Tim Franklin wrote:
On Thu, January 3, 2008 3:17 pm, William Herrin wrote:
In my ever so humble opinion, IPv6 will not reach significant penetration at the customer level until NAT has been thoroughly implemented. Corporate information security officers will insist. Here's the thing: a stateful non-NAT firewall is automatically less secure than a stateful translating firewall. Why? Because a mistake configuring a NAT firewall breaks the network causing everything to stop working while a mistake with a firewall that does no translation causes data to flow unfiltered. Humans being humans, mistakes will be made. The first failure mode is highly preferable.
Only assuming the nature of your mistake is 'turn it off'.
I can fat-finger a 'port-forward *all* ports to important internal server', rather than just '80/TCP' pretty much exactly as easily as I can fat-finger 'permit *all* external to important internal server' rather than just '80/TCP'.

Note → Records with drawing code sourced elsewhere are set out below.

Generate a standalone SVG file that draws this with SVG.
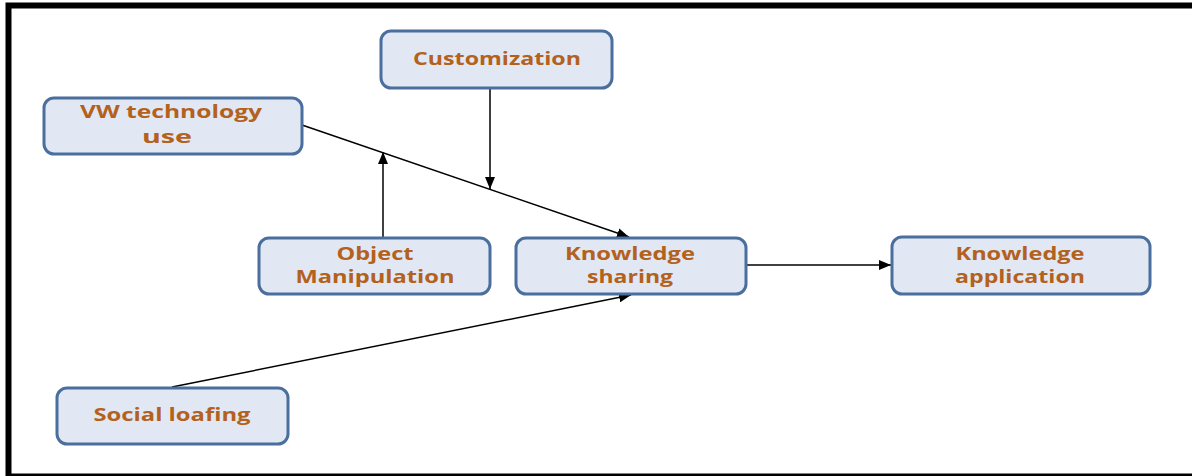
<svg xmlns="http://www.w3.org/2000/svg" width="1192" height="476" viewBox="0 0 1192 476">
  <style>
    .box { fill: #e1e8f3; stroke: #4a6f9e; stroke-width: 3; }
    .lbl { font-family: "Open Sans", "Noto Sans", "Liberation Sans", sans-serif; font-weight: 700; font-size: 18.5px; fill: #b3611c; text-anchor: middle; }
    .edge { stroke: #000; stroke-width: 1.5; fill: none; marker-end: url(#arrow); }
  </style>
  <defs>
    <marker id="arrow" markerUnits="userSpaceOnUse" markerWidth="12" markerHeight="10" refX="12" refY="5" orient="auto">
      <path d="M0,0 L12,5 L0,10 Z" fill="#000"/>
    </marker>
  </defs>

  <rect x="0" y="0" width="1192" height="476" fill="#fff"/>
  <!-- outer frame -->
  <rect x="8.5" y="5.5" width="1190" height="471" fill="none" stroke="#000" stroke-width="6"/>

  <g id="connectors">
    <line class="edge" x1="302" y1="125" x2="629" y2="237"/>
    <line class="edge" x1="490" y1="88" x2="490" y2="189"/>
    <line class="edge" x1="383" y1="237" x2="383" y2="152"/>
    <line class="edge" x1="172" y1="387" x2="631" y2="295"/>
    <line class="edge" x1="747" y1="265" x2="891" y2="265"/>
  </g>

  <g id="customization">
    <rect class="box" x="381" y="31" width="231" height="57" rx="10"/>
    <text class="lbl" x="497" y="65" textLength="168" lengthAdjust="spacingAndGlyphs">Customization</text>
  </g>

  <g id="vw-technology-use">
    <rect class="box" x="44" y="98" width="258" height="56" rx="10"/>
    <text class="lbl" x="171" y="118" textLength="182" lengthAdjust="spacingAndGlyphs">VW technology</text>
    <text class="lbl" x="167" y="143" textLength="50" lengthAdjust="spacingAndGlyphs">use</text>
  </g>

  <g id="object-manipulation">
    <rect class="box" x="259" y="238" width="231" height="56" rx="10"/>
    <text class="lbl" x="375" y="260" textLength="77" lengthAdjust="spacingAndGlyphs">Object</text>
    <text class="lbl" x="375" y="283" textLength="159" lengthAdjust="spacingAndGlyphs">Manipulation</text>
  </g>

  <g id="knowledge-sharing">
    <rect class="box" x="516" y="238" width="230" height="56" rx="10"/>
    <text class="lbl" x="630" y="260" textLength="130" lengthAdjust="spacingAndGlyphs">Knowledge</text>
    <text class="lbl" x="630" y="283" textLength="86" lengthAdjust="spacingAndGlyphs">sharing</text>
  </g>

  <g id="knowledge-application">
    <rect class="box" x="892" y="237" width="258" height="57" rx="10"/>
    <text class="lbl" x="1020" y="260" textLength="129" lengthAdjust="spacingAndGlyphs">Knowledge</text>
    <text class="lbl" x="1020" y="283" textLength="130" lengthAdjust="spacingAndGlyphs">application</text>
  </g>

  <g id="social-loafing">
    <rect class="box" x="57" y="388" width="231" height="56" rx="10"/>
    <text class="lbl" x="172" y="421" textLength="157" lengthAdjust="spacingAndGlyphs">Social loafing</text>
  </g>
</svg>
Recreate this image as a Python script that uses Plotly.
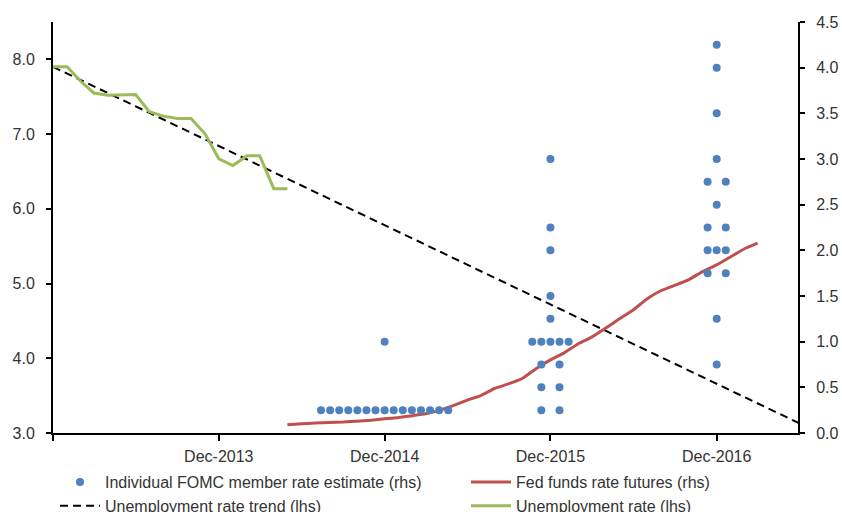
import pandas as pd
import plotly.graph_objects as go

# ---------------- data ----------------
unemp_dates = pd.date_range("2012-12-01", "2014-05-01", freq="MS")
unemp_values = [7.9, 7.9, 7.7, 7.55, 7.52, 7.52, 7.53, 7.3, 7.24, 7.21, 7.21, 7.0,
                6.67, 6.58, 6.71, 6.71, 6.27, 6.27]

trend_dates = ["2012-12-01", "2017-06-01"]
trend_values = [7.9, 3.13]

futures_dates = pd.date_range("2014-05-01", "2017-03-01", freq="MS")
futures_values = [0.09, 0.10, 0.11, 0.115, 0.12, 0.13, 0.14, 0.155, 0.17, 0.19, 0.21, 0.25,
                  0.30, 0.36, 0.41, 0.49, 0.54, 0.60, 0.71, 0.80, 0.88, 0.98, 1.05, 1.15,
                  1.25, 1.35, 1.47, 1.56, 1.62, 1.68, 1.77, 1.84, 1.93, 2.02, 2.08]

fomc_years = ["2014-12-01", "2015-12-01", "2016-12-01"]
fomc_2014 = [0.25, 0.25, 0.25, 0.25, 0.25, 0.25, 0.25, 0.25, 0.25, 0.25, 0.25, 0.25,
             0.25, 0.25, 0.25, 1.0]
fomc_2015 = [0.25, 0.25, 0.5, 0.5, 0.75, 0.75, 1.0, 1.0, 1.0, 1.0, 1.0, 1.25, 1.5,
             2.0, 2.25, 3.0]
fomc_2016 = [0.75, 1.25, 1.75, 1.75, 2.0, 2.0, 2.0, 2.25, 2.25, 2.5, 2.75, 2.75, 3.0,
             3.5, 4.0, 4.25]
fomc_sets = [fomc_2014, fomc_2015, fomc_2016]

xtick_dates = ["2012-12-01", "2013-12-01", "2014-12-01", "2015-12-01", "2016-12-01"]
xtick_text = ["", "Dec-2013", "Dec-2014", "Dec-2015", "Dec-2016"]
lhs_ticks = [3, 4, 5, 6, 7, 8]
rhs_ticks = [0, 0.5, 1, 1.5, 2, 2.5, 3, 3.5, 4, 4.5]

# ---------------- style ----------------
FONT = "Liberation Sans, Arial, sans-serif"
TXT = "#333333"
BLUE = "#4F81BD"
RED = "#C0504D"
GREEN = "#9BBB59"
X_RANGE = ["2012-12-01", "2017-05-29"]
DODGE_DAYS = 20

# dodge layout for the dot plot (computed from the values)
dot_x, dot_y = [], []
for center, vals in zip(fomc_years, fomc_sets):
    c = pd.Timestamp(center)
    for v in sorted(set(vals)):
        n = vals.count(v)
        if n % 2 == 1:
            offs = list(range(-(n // 2), n // 2 + 1))
        else:
            offs = [k for k in range(-(n // 2), n // 2 + 1) if k != 0]
        for k in offs:
            dot_x.append(c + pd.Timedelta(days=DODGE_DAYS * k))
            dot_y.append(v)

fig = go.Figure()
fig.add_trace(go.Scatter(x=trend_dates, y=trend_values, mode="lines",
                         name="Unemployment rate trend (lhs)",
                         line=dict(color="black", width=2, dash="8px,5px"),
                         legend="legend", legendrank=2, yaxis="y"))
fig.add_trace(go.Scatter(x=unemp_dates, y=unemp_values, mode="lines",
                         name="Unemployment rate (lhs)",
                         line=dict(color=GREEN, width=3),
                         legend="legend2", legendrank=2, yaxis="y"))
fig.add_trace(go.Scatter(x=futures_dates, y=futures_values, mode="lines",
                         name="Fed funds rate futures (rhs)",
                         line=dict(color=RED, width=3, shape="spline", smoothing=0.3),
                         legend="legend2", legendrank=1, yaxis="y2"))
fig.add_trace(go.Scatter(x=dot_x, y=dot_y, mode="markers",
                         name="Individual FOMC member rate estimate (rhs)",
                         marker=dict(color=BLUE, size=8, line=dict(width=0)),
                         legend="legend", legendrank=1, yaxis="y2"))

axis_common = dict(showgrid=False, zeroline=False, linecolor="black", linewidth=2,
                   tickcolor="black", tickwidth=2,
                   tickfont=dict(family=FONT, size=16, color=TXT))

legend_common = dict(orientation="v", xref="container", yref="container",
                     xanchor="left", yanchor="top",
                     font=dict(family=FONT, size=16, color=TXT),
                     itemwidth=40, bgcolor="rgba(0,0,0,0)", borderwidth=0,
                     traceorder="normal", tracegroupgap=0)

fig.update_layout(
    width=842, height=512,
    margin=dict(l=53, r=44, t=22, b=79, autoexpand=False),
    paper_bgcolor="white", plot_bgcolor="white",
    font=dict(family=FONT, size=16, color=TXT),
    showlegend=True,
    xaxis=dict(type="date", range=X_RANGE, tickvals=xtick_dates, ticktext=xtick_text,
               showline=True, ticks="outside", ticklen=6, ticklabelstandoff=2,
               **axis_common),
    xaxis2=dict(type="date", range=X_RANGE, tickvals=xtick_dates, overlaying="x",
                anchor="y", side="bottom", showline=False, showgrid=False,
                zeroline=False, showticklabels=False, ticks="inside", ticklen=6,
                tickwidth=2, tickcolor="black"),
    yaxis=dict(range=[3, 8.5], tickvals=lhs_ticks, tickformat=".1f", showline=True,
               ticks="outside", ticklen=5, ticklabelstandoff=8, **axis_common),
    yaxis2=dict(range=[0, 4.5], tickvals=rhs_ticks, tickformat=".1f", overlaying="y",
                side="right", anchor="x", showline=True, ticks="outside", ticklen=5,
                ticklabelstandoff=8, **axis_common),
    yaxis3=dict(range=[3, 8.5], tickvals=lhs_ticks, overlaying="y", side="left",
                anchor="x", showline=False, showgrid=False, zeroline=False,
                showticklabels=False, ticks="inside", ticklen=5, tickwidth=2,
                tickcolor="black"),
    yaxis4=dict(range=[0, 4.5], tickvals=rhs_ticks, overlaying="y", side="right",
                anchor="x", showline=False, showgrid=False, zeroline=False,
                showticklabels=False, ticks="inside", ticklen=5, tickwidth=2,
                tickcolor="black"),
    legend=dict(x=55 / 842, y=1 - 465 / 512, **legend_common),
    legend2=dict(x=466 / 842, y=1 - 465 / 512, **legend_common),
)

fig.write_html("out.html", config={"displayModeBar": False},
               post_script="document.body.style.margin='0';")
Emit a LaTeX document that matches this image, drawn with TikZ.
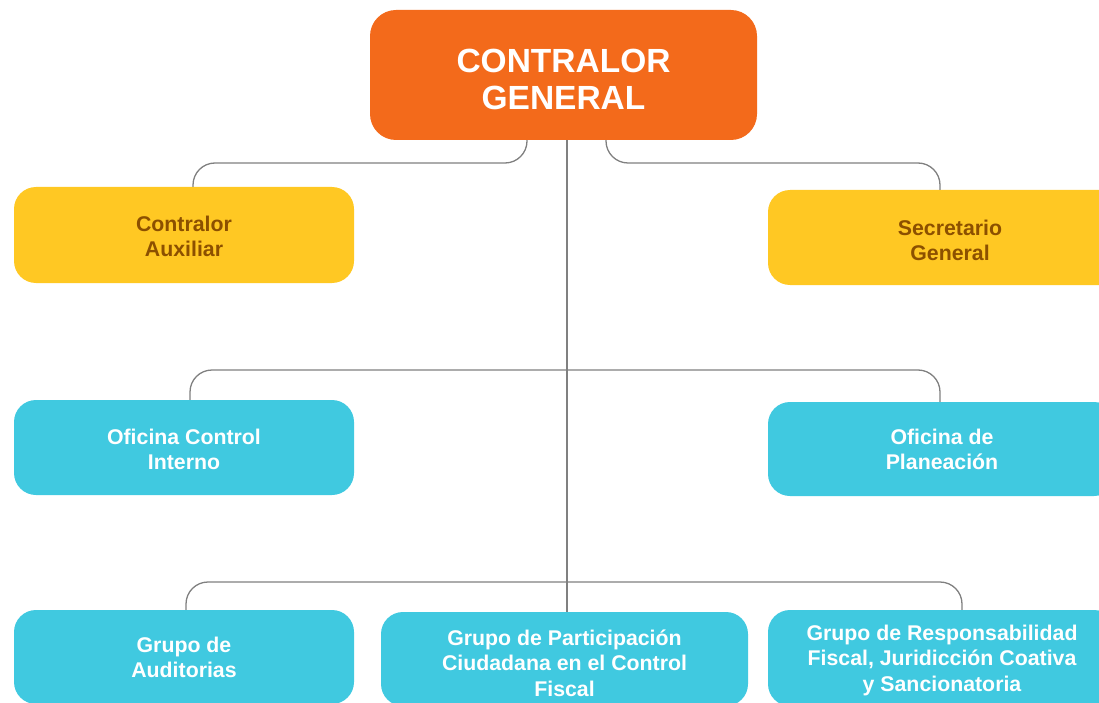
\documentclass[tikz,border=0pt]{standalone}
\usepackage{fontspec}
\setmainfont{Liberation Sans}
\usepackage{xcolor}
\usetikzlibrary{positioning,calc}
\definecolor{naranja}{HTML}{F36A1B}
\definecolor{amarillo}{HTML}{FFC823}
\definecolor{celeste}{HTML}{40C9E0}
\definecolor{cafe}{HTML}{8C5000}
\definecolor{gris}{HTML}{808080}

\begin{document}
\begin{tikzpicture}[x=1pt,y=-1pt,
  caja/.style={rounded corners=22pt,inner sep=0pt,align=center,text=white,anchor=base,
    font=\bfseries\fontsize{21.3}{25.3}\selectfont},
  cotas/.style 2 args={text height=#1,text depth=#2},
  cajaJefe/.style={caja,fill=naranja,rounded corners=26pt,
    font=\bfseries\fontsize{33.5}{37}\selectfont},
  cajaAsesor/.style={caja,fill=amarillo,text=cafe},
  cajaOficina/.style={caja,fill=celeste},
  linea/.style={draw=gris,line width=1.3pt,rounded corners=22pt}]
\useasboundingbox (0,0) rectangle (1099,703);
%\draw[help lines] (0,0) grid[step=50] (1099,703);
% nodes placed at the baseline of their last line
\node[cajaJefe,minimum width=387pt,cotas={100pt}{30pt}] (cg) at (563.5,110) {CONTRALOR\\GENERAL};
\node[cajaAsesor,minimum width=340pt,cotas={69.8pt}{26.2pt}] (aux) at (184,256.8) {Contralor\\Auxiliar};
\node[cajaAsesor,minimum width=364pt,cotas={70.8pt}{24.2pt}] (sg) at (950,260.8) {Secretario\\General};
\node[cajaOficina,minimum width=340pt,cotas={69.8pt}{25.2pt}] (oci) at (184,469.8) {Oficina Control\\Interno};
\node[cajaOficina,minimum width=348pt,cotas={67.8pt}{26.2pt}] (plan) at (942,469.8) {Oficina de\\Planeación};
\node[cajaOficina,minimum width=340pt,cotas={67.8pt}{26.2pt}] (aud) at (184,677.8) {Grupo de\\Auditorias};
\node[cajaOficina,minimum width=367pt,cotas={84.1pt}{9.9pt}] (gpc) at (564.5,696.1) {Grupo de Participación\\Ciudadana en el Control\\Fiscal};
\node[cajaOficina,minimum width=348pt,cotas={81.1pt}{14.9pt}] (grf) at (942,691.1) {Grupo de Responsabilidad\\Fiscal, Juridicción Coativa\\y Sancionatoria};
% puntos de quiebre
\coordinate (eje) at (567,0);
\coordinate (jA) at (527,163);
\coordinate (jB) at (606,163);
\coordinate (jM) at (567,370);
\coordinate (jI) at (567,582);
\draw[linea] (cg.south -| jA) -- (jA) -| ([xshift=9pt]aux.north);
\draw[linea] (cg.south -| jB) -- (jB) -| ([xshift=-10pt]sg.north);
\draw[linea] (cg.south -| eje) -- (gpc.north -| eje);
\draw[linea] ([xshift=6pt]oci.north) |- (jM) -| ([xshift=-2pt]plan.north);
\draw[linea] ([xshift=2pt]aud.north) |- (jI) -| ([xshift=20pt]grf.north);
\end{tikzpicture}
\end{document}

Which failure mode is more acceptable is going to depend on the business in question too. If 'seconds connected to the Internet' is a direct driver of 'dollars made', spending a length of time exposed (risk of loss) while fixing a config error may well be preferable to spending a length of time disconnected (actual loss).
I'll grant the 'everything is disconnected' case is easier to spot, though - especially if you don't have proper change management to test that the change you made is the change you think you made.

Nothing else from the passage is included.